Pollard Hopes to See Sharon Before He Dies

YERUSHALAYIM

Israeli agent Jonathan Pollard feels he owes a special debt of gratitude to former Prime Minister Ariel Sharon for trying to save him from prison and expressed the hope that he would be released in time to visit Sharon before he passes away, The Jerusalem Post reported.

Sharon was reported still in critical condition on Thursday, doctors saying that only a miracle could save the 85-year-old politician whose condition deteriorated over the course of the week.

Family members were gathered at his bedside and photographers were summoned urgently to Sheba Medical Center at Tel Hashomer where Sharon was being treated. Plans for a state funeral were being made quietly behind the scenes.

“Jonathan feels he owes Sharon a debt of gratitude that no one else is aware of,” a close associate of Pollard said on Wednesday. “He would very much like to have a chance to pay his respects to Sharon before he dies.”

“Sharon was the only one who fought tooth and nail with then-prime minister Shimon Peres and the rest of the cabinet, arguing with them not to return the U.S. documents that Pollard had provided to Israel,” the associate said. “Sharon warned that doing so would endanger the agent’s life.”

Sharon’s role in the aftermath of Pollard’s arrest is recorded in the 1987 Eban Commission Report, the Knesset’s official investigation of the case.
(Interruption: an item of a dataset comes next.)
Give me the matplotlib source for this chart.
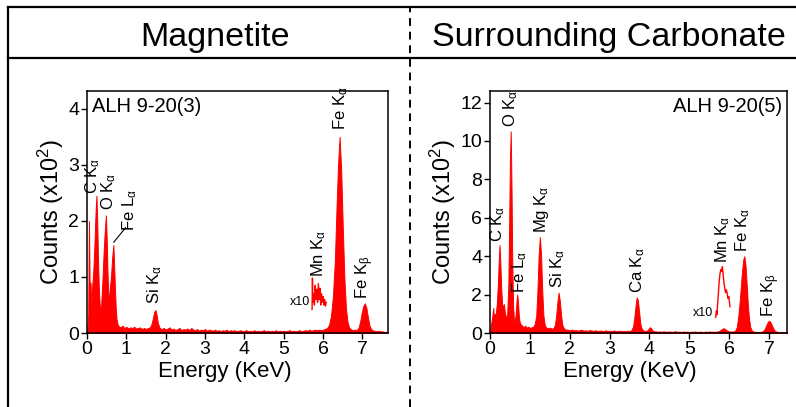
import matplotlib
matplotlib.use("Agg")
import matplotlib.pyplot as plt
from matplotlib.lines import Line2D

plt.rcParams['font.family'] = ['Liberation Sans', 'DejaVu Sans']
plt.rcParams['mathtext.fontset'] = 'custom'
plt.rcParams['mathtext.rm'] = 'Liberation Sans'
plt.rcParams['mathtext.it'] = 'Liberation Sans:italic'

# EDX spectrum of the magnetite grain, (energy keV, counts x10^2)
magnetite = [
    (0.00, 0.0), (0.03, 0.3), (0.05, 2.0), (0.07, 0.6), (0.09, 0.9), (0.11, 0.5),
    (0.13, 0.8), (0.16, 1.1), (0.19, 1.6), (0.22, 2.2), (0.24, 2.45), (0.26, 2.0),
    (0.28, 1.3), (0.30, 0.8), (0.33, 0.4), (0.36, 0.5), (0.39, 0.9), (0.42, 1.4),
    (0.45, 1.8), (0.48, 2.1), (0.50, 1.7), (0.52, 1.1), (0.54, 0.7), (0.56, 0.6),
    (0.58, 0.8), (0.61, 1.0), (0.64, 1.35), (0.67, 1.57), (0.69, 1.2), (0.71, 0.8),
    (0.73, 0.45), (0.75, 0.25), (0.78, 0.15), (0.81, 0.12), (0.85, 0.10), (0.90, 0.13),
    (0.95, 0.09), (1.00, 0.11), (1.05, 0.08), (1.10, 0.10), (1.15, 0.09), (1.20, 0.11),
    (1.25, 0.08), (1.30, 0.09), (1.35, 0.10), (1.40, 0.07), (1.45, 0.09), (1.50, 0.07),
    (1.55, 0.09), (1.60, 0.10), (1.64, 0.16), (1.68, 0.28), (1.71, 0.38), (1.74, 0.41),
    (1.77, 0.32), (1.80, 0.18), (1.84, 0.10), (1.87, 0.08),
    (1.90, 0.07), (1.95, 0.09), (2.00, 0.06), (2.05, 0.08), (2.10, 0.10), (2.15, 0.06),
    (2.20, 0.08), (2.25, 0.05), (2.30, 0.07), (2.35, 0.09), (2.40, 0.05), (2.45, 0.07),
    (2.50, 0.06), (2.55, 0.08), (2.60, 0.05), (2.65, 0.09), (2.70, 0.06), (2.75, 0.05),
    (2.80, 0.07), (2.85, 0.04), (2.90, 0.06), (2.95, 0.05), (3.00, 0.07), (3.05, 0.04),
    (3.10, 0.06), (3.15, 0.05), (3.20, 0.04), (3.25, 0.06), (3.30, 0.04), (3.35, 0.05),
    (3.40, 0.03), (3.45, 0.05), (3.50, 0.04), (3.55, 0.06), (3.60, 0.03), (3.65, 0.05),
    (3.70, 0.04), (3.75, 0.05), (3.80, 0.03), (3.85, 0.04), (3.90, 0.05), (3.95, 0.03),
    (4.00, 0.04), (4.05, 0.05), (4.10, 0.03), (4.15, 0.04), (4.20, 0.03), (4.25, 0.05),
    (4.30, 0.03), (4.35, 0.04), (4.40, 0.03), (4.45, 0.04), (4.50, 0.05), (4.55, 0.03),
    (4.60, 0.04), (4.65, 0.03), (4.70, 0.04), (4.75, 0.03), (4.80, 0.05), (4.85, 0.03),
    (4.90, 0.04), (4.95, 0.03), (5.00, 0.04), (5.05, 0.03), (5.10, 0.04), (5.15, 0.05),
    (5.20, 0.03), (5.25, 0.04), (5.30, 0.03), (5.35, 0.04), (5.40, 0.05), (5.45, 0.03),
    (5.50, 0.04), (5.55, 0.05), (5.60, 0.04), (5.65, 0.06), (5.70, 0.04), (5.75, 0.05),
    (5.80, 0.06), (5.85, 0.05), (5.90, 0.06), (5.95, 0.05), (6.00, 0.06), (6.05, 0.07),
    (6.10, 0.09), (6.15, 0.14), (6.20, 0.30), (6.25, 0.65), (6.30, 1.3), (6.34, 2.2),
    (6.38, 3.0), (6.42, 3.5), (6.46, 2.9), (6.50, 1.9), (6.54, 1.0), (6.58, 0.45),
    (6.62, 0.20), (6.66, 0.10), (6.70, 0.07), (6.75, 0.05), (6.80, 0.06), (6.85, 0.05),
    (6.90, 0.09), (6.94, 0.20), (6.98, 0.35), (7.02, 0.48), (7.06, 0.53), (7.10, 0.45),
    (7.14, 0.28), (7.18, 0.13), (7.22, 0.07), (7.26, 0.05), (7.30, 0.04), (7.35, 0.03),
    (7.40, 0.04), (7.45, 0.03), (7.50, 0.03), (7.55, 0.02), (7.60, 0.02),
]

# Mn region shown x10
magnetite_mn_x10 = [
    (5.72, 0.42), (5.73, 0.98), (5.74, 0.55), (5.76, 0.70), (5.78, 0.50), (5.80, 0.85),
    (5.82, 0.60), (5.84, 0.78), (5.86, 0.55), (5.88, 0.88), (5.90, 0.60), (5.92, 0.80),
    (5.94, 0.50), (5.96, 0.70), (5.98, 0.55), (6.00, 0.65), (6.02, 0.50), (6.04, 0.60),
    (6.06, 0.48), (6.08, 0.55),
]

# EDX spectrum of the surrounding carbonate
carbonate = [
    (0.00, 0.0), (0.03, 0.5), (0.06, 0.9), (0.08, 1.3), (0.10, 0.8), (0.12, 1.0),
    (0.14, 0.9), (0.17, 1.5), (0.20, 2.6), (0.22, 3.8), (0.24, 4.58), (0.26, 3.6),
    (0.28, 2.4), (0.30, 1.6), (0.32, 1.3), (0.35, 1.5), (0.37, 1.1), (0.40, 0.8),
    (0.43, 0.9), (0.46, 2.5), (0.48, 5.5), (0.50, 9.0), (0.52, 10.5), (0.54, 7.5),
    (0.56, 3.5), (0.58, 1.4), (0.60, 0.7), (0.62, 0.6), (0.64, 0.9), (0.66, 1.5),
    (0.68, 2.0), (0.70, 1.7), (0.72, 1.0), (0.74, 0.6), (0.77, 0.45), (0.80, 0.40),
    (0.84, 0.30), (0.88, 0.38), (0.92, 0.28), (0.96, 0.33), (1.00, 0.26), (1.04, 0.30),
    (1.08, 0.32), (1.12, 0.45), (1.16, 0.9), (1.19, 2.2), (1.22, 4.0), (1.25, 5.0),
    (1.28, 4.1), (1.31, 2.2), (1.34, 0.9), (1.37, 0.45), (1.40, 0.30), (1.45, 0.25),
    (1.50, 0.28), (1.55, 0.22), (1.60, 0.27), (1.63, 0.45), (1.66, 0.9), (1.69, 1.6),
    (1.72, 2.1), (1.75, 1.7), (1.78, 1.0), (1.81, 0.45), (1.85, 0.25), (1.90, 0.18),
    (1.95, 0.17), (2.00, 0.14), (2.05, 0.18), (2.10, 0.13), (2.15, 0.16), (2.20, 0.12),
    (2.25, 0.15), (2.30, 0.17), (2.35, 0.12), (2.40, 0.14), (2.45, 0.11), (2.50, 0.15),
    (2.55, 0.13), (2.60, 0.12), (2.65, 0.14), (2.70, 0.10), (2.75, 0.13), (2.80, 0.12),
    (2.85, 0.10), (2.90, 0.14), (2.95, 0.11), (3.00, 0.12), (3.05, 0.10), (3.10, 0.13),
    (3.15, 0.11), (3.20, 0.09), (3.25, 0.12), (3.30, 0.10), (3.35, 0.11), (3.40, 0.09),
    (3.45, 0.12), (3.50, 0.10), (3.55, 0.15), (3.59, 0.35), (3.62, 0.8), (3.65, 1.4),
    (3.68, 1.85), (3.71, 1.7), (3.74, 1.1), (3.77, 0.5), (3.80, 0.25), (3.85, 0.12),
    (3.90, 0.10), (3.95, 0.14), (3.98, 0.22), (4.01, 0.30), (4.04, 0.25), (4.08, 0.12),
    (4.12, 0.08), (4.15, 0.09), (4.20, 0.07), (4.25, 0.08), (4.30, 0.06), (4.35, 0.09),
    (4.40, 0.07), (4.45, 0.06), (4.50, 0.08), (4.55, 0.06), (4.60, 0.07), (4.65, 0.09),
    (4.70, 0.06), (4.75, 0.07), (4.80, 0.05), (4.85, 0.08), (4.90, 0.06), (4.95, 0.07),
    (5.00, 0.05), (5.05, 0.07), (5.10, 0.06), (5.15, 0.08), (5.20, 0.05), (5.25, 0.07),
    (5.30, 0.06), (5.35, 0.05), (5.40, 0.07), (5.45, 0.06), (5.50, 0.08), (5.55, 0.06),
    (5.60, 0.07), (5.65, 0.06), (5.70, 0.08), (5.75, 0.10), (5.80, 0.18), (5.85, 0.25),
    (5.90, 0.20), (5.95, 0.12), (6.00, 0.08), (6.05, 0.07), (6.10, 0.08), (6.15, 0.12),
    (6.19, 0.30), (6.23, 0.9), (6.27, 1.8), (6.31, 2.9), (6.35, 3.8), (6.38, 4.0),
    (6.41, 3.5), (6.44, 2.5), (6.47, 1.4), (6.50, 0.7), (6.53, 0.30), (6.57, 0.12),
    (6.62, 0.07), (6.68, 0.06), (6.74, 0.05), (6.80, 0.06), (6.85, 0.10), (6.89, 0.20),
    (6.93, 0.40), (6.97, 0.58), (7.00, 0.64), (7.03, 0.58), (7.07, 0.40), (7.11, 0.22),
    (7.15, 0.10), (7.20, 0.06), (7.25, 0.05), (7.30, 0.04), (7.35, 0.04), (7.40, 0.03),
    (7.45, 0.03),
]

carbonate_mn_x10 = [
    (5.66, 0.82), (5.68, 1.15), (5.69, 0.95), (5.71, 1.5), (5.73, 2.1), (5.75, 2.7),
    (5.77, 3.1), (5.79, 3.3), (5.81, 3.2), (5.83, 3.45), (5.85, 3.0), (5.87, 2.6),
    (5.89, 2.3), (5.91, 2.1), (5.93, 2.25), (5.95, 2.05), (5.97, 1.8), (5.99, 1.9),
    (6.01, 1.55), (6.02, 1.37),
]

# peak labels: (text, energy, bottom of label in counts)
mag_labels = [
    (r'C K$_\mathrm{\alpha}$', 0.14, 2.48),
    (r'O K$_\mathrm{\alpha}$', 0.54, 2.2),
    (r'Fe L$_\mathrm{\alpha}$', 1.09, 1.82),
    (r'Si K$_\mathrm{\alpha}$', 1.73, 0.52),
    (r'Mn K$_\mathrm{\alpha}$', 5.88, 1.0),
    (r'Fe K$_\mathrm{\alpha}$', 6.44, 3.62),
    (r'Fe K$_\mathrm{\beta}$', 7.07, 0.6),
]
carb_labels = [
    (r'C K$_\mathrm{\alpha}$', 0.20, 4.75),
    (r'O K$_\mathrm{\alpha}$', 0.53, 10.7),
    (r'Fe L$_\mathrm{\alpha}$', 0.74, 2.1),
    (r'Mg K$_\mathrm{\alpha}$', 1.28, 5.2),
    (r'Si K$_\mathrm{\alpha}$', 1.70, 2.35),
    (r'Ca K$_\mathrm{\alpha}$', 3.70, 2.1),
    (r'Mn K$_\mathrm{\alpha}$', 5.84, 3.65),
    (r'Fe K$_\mathrm{\alpha}$', 6.34, 4.2),
    (r'Fe K$_\mathrm{\beta}$', 7.04, 0.83),
]

red = '#ff0000'

fig = plt.figure(figsize=(7.96, 4.07), dpi=100)
ax1 = fig.add_axes([87 / 796, 74 / 407, 301 / 796, 242 / 407])
ax2 = fig.add_axes([490 / 796, 74 / 407, 297 / 796, 242 / 407])


def draw_spectrum(ax, spec, mn, labels, xmax, ymax, yticks, tag, tag_x, tag_ha, x10_pos):
    e = [p[0] for p in spec]
    c = [p[1] for p in spec]
    ax.fill_between(e, c, 0, color=red, lw=0.7)
    me = [p[0] for p in mn]
    mc = [p[1] for p in mn]
    ax.plot(me, mc, color=red, lw=1.0)
    ax.text(x10_pos[0], x10_pos[1], 'x10', fontsize=9, ha='right', va='center')
    for txt, x, y in labels:
        ax.text(x, y, txt, rotation=90, fontsize=12, ha='center', va='bottom')
    ax.text(tag_x, 0.935, tag, transform=ax.transAxes, fontsize=14.5,
            ha=tag_ha, va='center')
    ax.set_xlim(0, xmax)
    ax.set_ylim(0, ymax)
    ax.set_xticks(range(8))
    ax.set_yticks(yticks)
    ax.tick_params(labelsize=14, length=4, width=1, pad=1.5, direction='out')
    for s in ax.spines.values():
        s.set_linewidth(1.1)
    ax.set_xlabel('Energy (KeV)', fontsize=16)
    ax.xaxis.set_label_coords(3.5 / xmax, -0.115)
    ax.set_ylabel('Counts (x10$^2$)', fontsize=17, labelpad=2)


draw_spectrum(ax1, magnetite, magnetite_mn_x10, mag_labels, 7.65, 4.32,
              [0, 1, 2, 3, 4], 'ALH 9-20(3)', 0.017, 'left', (5.68, 0.55))
draw_spectrum(ax2, carbonate, carbonate_mn_x10, carb_labels, 7.45, 12.6,
              [0, 2, 4, 6, 8, 10, 12], 'ALH 9-20(5)', 0.983, 'right', (5.6, 1.05))

# leader line for the Fe L label in the magnetite panel
ax1.plot([0.68, 0.98], [1.62, 1.88], color='k', lw=0.8)

# outer frame, title band and dashed divider
fx0 = 8 / 796
fy_top = 1 - 7 / 407
fy_band = 1 - 58 / 407
fig.add_artist(Line2D([fx0, fx0], [0, fy_top], color='k', lw=1.6))
fig.add_artist(Line2D([fx0, 1], [fy_top, fy_top], color='k', lw=1.6))
fig.add_artist(Line2D([fx0, 1], [fy_band, fy_band], color='k', lw=1.6))
fig.add_artist(Line2D([410 / 796, 410 / 796], [0, fy_top], color='k', lw=1.4,
                      ls=(0, (4, 3))))

fig.text(215 / 796, 1 - 46 / 407, 'Magnetite', fontsize=24.5, ha='center', va='baseline')
fig.text(609 / 796, 1 - 46 / 407, 'Surrounding Carbonate', fontsize=24.5,
         ha='center', va='baseline')

fig.savefig('out.png', dpi=100)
It says that Sharon insisted that Israel must rescue Pollard before any other action was considered, that his safe return must be the state’s highest priority.

The Eban Report indicated that two other ministers supported Sharon’s position, but he was outvoted and Peres’s promise to then-Secretary of State George Schultz to return the documents was ratified. The report also confirmed that the documents were the sole evidence U.S. prosecutors had against Pollard.

Without the documents, which bore his fingerprints, they would not have had a case against him.

When the cabinet voted to return the documents, the report said Sharon declared: “You have just killed the agent!”

Sources close to Pollard said that, twice a day, Pollard uses part of his small allotment of the telephone time he receives from the prison to ask for updates on Sharon’s condition.

“He is hoping that Sharon will hang on, so that he will have the opportunity to say good-bye in person, the way that he was never able to say good-bye to his own father,” a source close to Pollard said.

“As a child, Jonathan’s hero and role model was his father, Dr. Morris Pollard, a world-renowned professor and award-winning microbiologist, as well as a decorated U.S. soldier and war hero. Later in life, he looked up to another war hero as well, and that was Sharon.

“Jonathan has made a lifelong study of military history, and his respect for Sharon as a military officer, commander, paratrooper, and military strategist never wavered, despite his deep disappointment in Sharon as a politician and a prime minister.”